# Supplied information
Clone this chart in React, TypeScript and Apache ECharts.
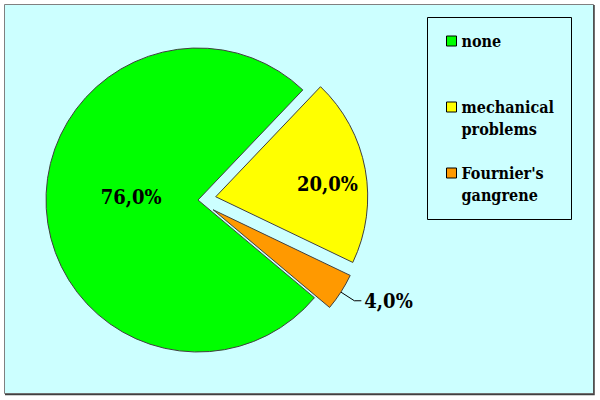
import React, { useEffect, useRef } from "react";
import * as echarts from "echarts";

const categories = ["none", "mechanical problems", "Fournier's gangrene"];
const values = [76, 20, 4];
const colors = ["#00FF00", "#FFFF00", "#FF9900"];
const legendLabels = ["\nnone\n", "\nmechanical\nproblems", "\nFournier's\ngangrene"];

const FONT = "DejaVu Serif Condensed";

export default function App() {
  const ref = useRef<HTMLDivElement>(null);
  useEffect(() => {
    if (!ref.current) return;
    const chart = echarts.init(ref.current, null, { renderer: "svg" });
    const labelShift: any[] = [{ dx: 12, dy: -7 }, { dx: 34, dy: 2 }, null];
    chart.setOption({
      animation: false,
      backgroundColor: "#FFFFFF",
      graphic: [
        {
          type: "rect",
          z: -10,
          silent: true,
          shape: { x: 4.5, y: 4.5, width: 589, height: 389 },
          style: { fill: "#CCFFFF", stroke: "#808080", lineWidth: 1 },
        },
        {
          type: "polyline",
          z: -9,
          silent: true,
          shape: { points: [[594, 5], [594, 394.5], [5, 394.5]] },
          style: { stroke: "#404040", lineWidth: 1.5, fill: null },
        },
        {
          type: "rect",
          z: -8,
          silent: true,
          shape: { x: 427.5, y: 17.5, width: 144, height: 202 },
          style: { fill: "none", stroke: "#000000", lineWidth: 1 },
        },
      ],
      legend: {
        orient: "vertical",
        left: 446,
        top: 8,
        padding: 0,
        itemGap: 0,
        itemWidth: 10,
        itemHeight: 10,
        selectedMode: false,
        icon: "rect",
        itemStyle: { borderColor: "#000000", borderWidth: 1 },
        formatter: (name: string) => legendLabels[categories.indexOf(name)],
        textStyle: {
          fontFamily: FONT,
          fontWeight: "bold",
          fontSize: 16,
          lineHeight: 22,
          color: "#000000",
        },
        data: categories,
      },
      series: [
        {
          type: "pie",
          center: [198, 200],
          radius: 152,
          startAngle: -40,
          clockwise: true,
          selectedMode: "multiple",
          selectedOffset: 18,
          avoidLabelOverlap: false,
          itemStyle: { borderColor: "#404040", borderWidth: 1 },
          emphasis: { disabled: true },
          label: {
            show: true,
            position: "inside",
            fontFamily: FONT,
            fontWeight: "bold",
            fontSize: 20,
            color: "#000000",
            formatter: (p: any) => p.value.toFixed(1).replace(".", ",") + "%",
          },
          labelLine: { show: false },
          labelLayout: (p: any) => labelShift[p.dataIndex] || {},
          data: categories.map((name, i) => {
            const item: any = {
              name,
              value: values[i],
              itemStyle: { color: colors[i] },
              selected: i > 0,
              select: {
                itemStyle: { color: colors[i], borderColor: "#404040", borderWidth: 1 },
              },
            };
            if (i === 2) {
              item.label = { position: "outside", distanceToLabelLine: 3 };
              item.labelLine = {
                show: true,
                length: 16,
                length2: 7,
                lineStyle: { color: "#000000", width: 1 },
              };
            }
            return item;
          }),
        },
      ],
    });
    return () => chart.dispose();
  }, []);
  return (
    <div
      ref={ref}
      style={{ position: "fixed", left: 0, top: 0, width: 600, height: 400 }}
    />
  );
}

# Set task
Copy out the listing exactly as it stands, but not the pictures.

# Answer for this exercise
Clone this chart in React, TypeScript and Apache ECharts.
import React, { useEffect, useRef } from "react";
import * as echarts from "echarts";

const categories = ["none", "mechanical problems", "Fournier's gangrene"];
const values = [76, 20, 4];
const colors = ["#00FF00", "#FFFF00", "#FF9900"];
const legendLabels = ["\nnone\n", "\nmechanical\nproblems", "\nFournier's\ngangrene"];

const FONT = "DejaVu Serif Condensed";

export default function App() {
  const ref = useRef<HTMLDivElement>(null);
  useEffect(() => {
    if (!ref.current) return;
    const chart = echarts.init(ref.current, null, { renderer: "svg" });
    const labelShift: any[] = [{ dx: 12, dy: -7 }, { dx: 34, dy: 2 }, null];
    chart.setOption({
      animation: false,
      backgroundColor: "#FFFFFF",
      graphic: [
        {
          type: "rect",
          z: -10,
          silent: true,
          shape: { x: 4.5, y: 4.5, width: 589, height: 389 },
          style: { fill: "#CCFFFF", stroke: "#808080", lineWidth: 1 },
        },
        {
          type: "polyline",
          z: -9,
          silent: true,
          shape: { points: [[594, 5], [594, 394.5], [5, 394.5]] },
          style: { stroke: "#404040", lineWidth: 1.5, fill: null },
        },
        {
          type: "rect",
          z: -8,
          silent: true,
          shape: { x: 427.5, y: 17.5, width: 144, height: 202 },
          style: { fill: "none", stroke: "#000000", lineWidth: 1 },
        },
      ],
      legend: {
        orient: "vertical",
        left: 446,
        top: 8,
        padding: 0,
        itemGap: 0,
        itemWidth: 10,
        itemHeight: 10,
        selectedMode: false,
        icon: "rect",
        itemStyle: { borderColor: "#000000", borderWidth: 1 },
        formatter: (name: string) => legendLabels[categories.indexOf(name)],
        textStyle: {
          fontFamily: FONT,
          fontWeight: "bold",
          fontSize: 16,
          lineHeight: 22,
          color: "#000000",
        },
        data: categories,
      },
      series: [
        {
          type: "pie",
          center: [198, 200],
          radius: 152,
          startAngle: -40,
          clockwise: true,
          selectedMode: "multiple",
          selectedOffset: 18,
          avoidLabelOverlap: false,
          itemStyle: { borderColor: "#404040", borderWidth: 1 },
          emphasis: { disabled: true },
          label: {
            show: true,
            position: "inside",
            fontFamily: FONT,
            fontWeight: "bold",
            fontSize: 20,
            color: "#000000",
            formatter: (p: any) => p.value.toFixed(1).replace(".", ",") + "%",
          },
          labelLine: { show: false },
          labelLayout: (p: any) => labelShift[p.dataIndex] || {},
          data: categories.map((name, i) => {
            const item: any = {
              name,
              value: values[i],
              itemStyle: { color: colors[i] },
              selected: i > 0,
              select: {
                itemStyle: { color: colors[i], borderColor: "#404040", borderWidth: 1 },
              },
            };
            if (i === 2) {
              item.label = { position: "outside", distanceToLabelLine: 3 };
              item.labelLine = {
                show: true,
                length: 16,
                length2: 7,
                lineStyle: { color: "#000000", width: 1 },
              };
            }
            return item;
          }),
        },
      ],
    });
    return () => chart.dispose();
  }, []);
  return (
    <div
      ref={ref}
      style={{ position: "fixed", left: 0, top: 0, width: 600, height: 400 }}
    />
  );
}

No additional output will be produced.